Comment(by josefpktd):

As a comment to the quality of asymptotic p-values in statistical tests
like this:

ckuster in https://github.com/scipy/scipy/pull/87#issuecomment-2309082
(the following is copied):

The p-values used in the scipy version of the non-parametric tests are
calculated using functions that are reasonable approximations for large
enough data sets.

For very small data sets, the correct p-value is pretty easy to find.
First, you calculate the statistic for the data you have, and then you
look at every possible combination of ranks and count how many of those
combinations have the same or more extreme statistic as the one for your
data.

{{{
Example:

data:   1,3,4/2,5       (statistic = 10/3)
comb: 1,2,3/4,5       (statistic = 2)
1,2,4/3,5       (statistic = 7/3)
1,2,5/3,4       (statistic = 8/3)
1,3,4/2,5       (statistic = 8/3)
1,3,5/2,4       (statistic = 3)
1,4,5/2,3       (statistic = 10/3)
2,3,4/1,5       (statistic = 3)
2,3,5/1,4       (statistic = 10/3)
2,4,5/1,3       (statistic = 11/3)
3,4,5/1,2       (statistic = 4)

4 of the 10 possible rank combinations have a statistic of 10/3 or larger,
so the p-value for the data is 0.4.
}}}

Looking at all combinations gets too expensive well before the function
approximation is valid. In these in-between case you can approximate the
p-value by repeatedly creating sets with the same number of data points as
in your experiment but with randomly assigned ranks. For each of these
random sets, you calculate the test statistic and compute the p-value as
the fraction of your random sets with the same or more extreme statistic
as the one for your data.

The current implementation is fine for large non-normal data sets (which
is one of the reasons to use non-parametric tests), but gives the wrong
p-value for small data sets (the other reason).

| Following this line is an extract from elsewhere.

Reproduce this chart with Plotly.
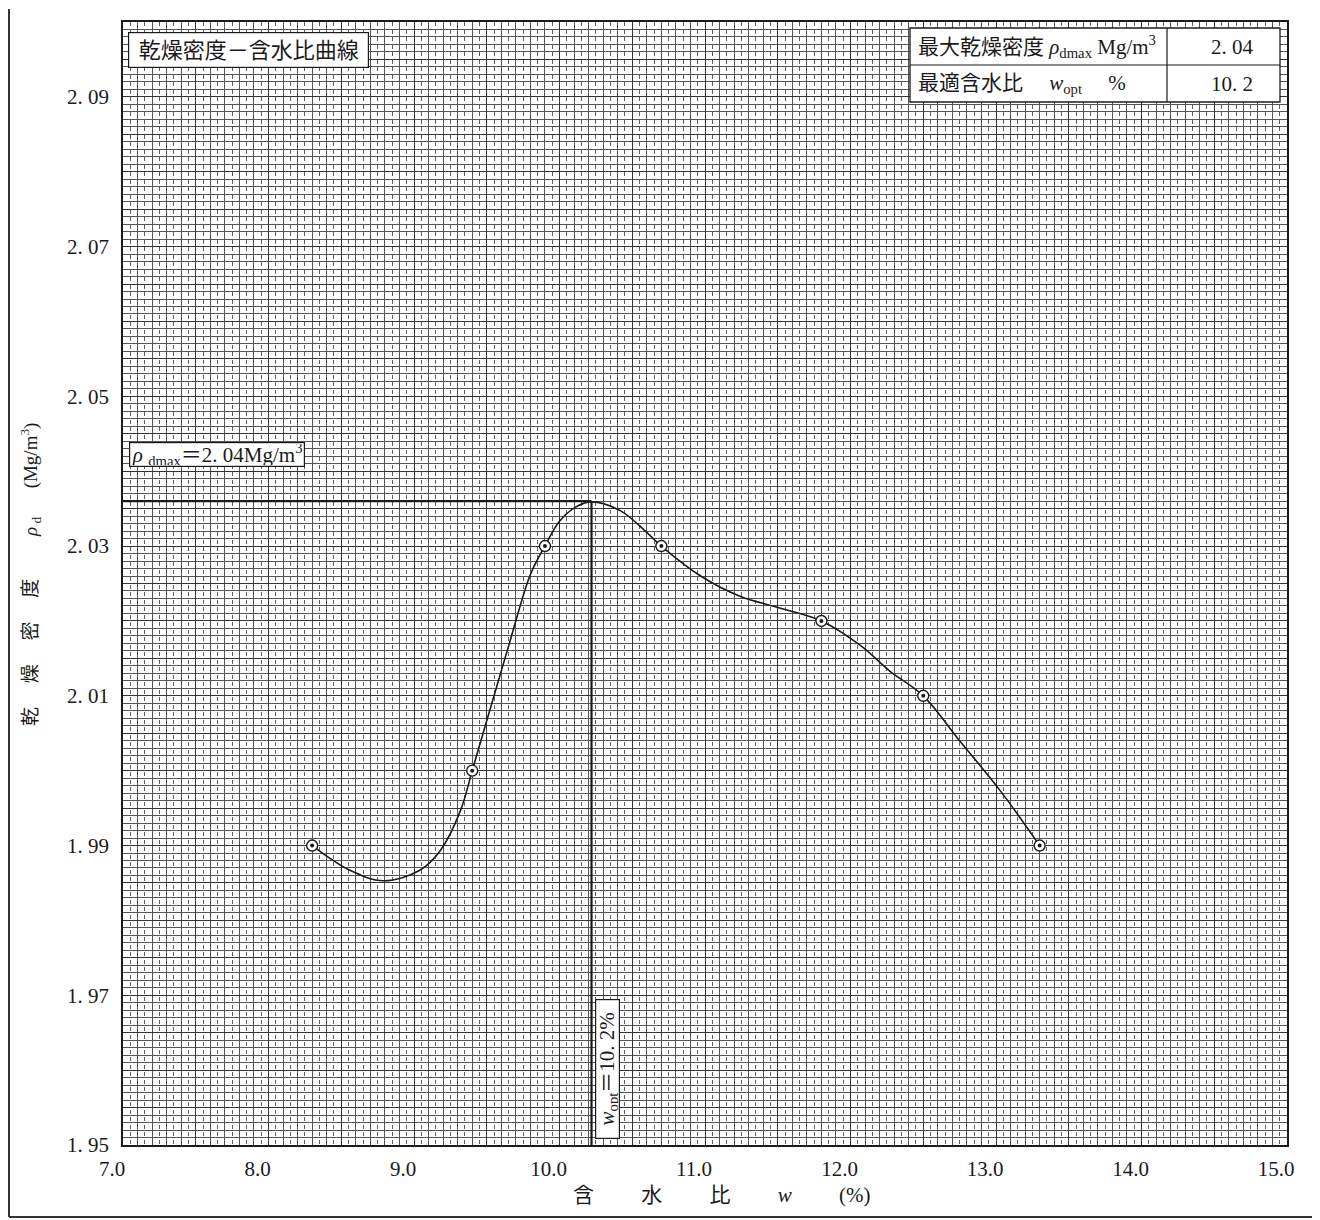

"Emulated p-value" is probably not the correct terminology, but this
feature does exist in some statistics packages. I have used it in SPSS (or
PASW or whatever they call it now).

It is *very* slow, and will not return the same p-value every time
(because of the randomness), but the p-value you obtain is more accurate
than the result from the functional approximation.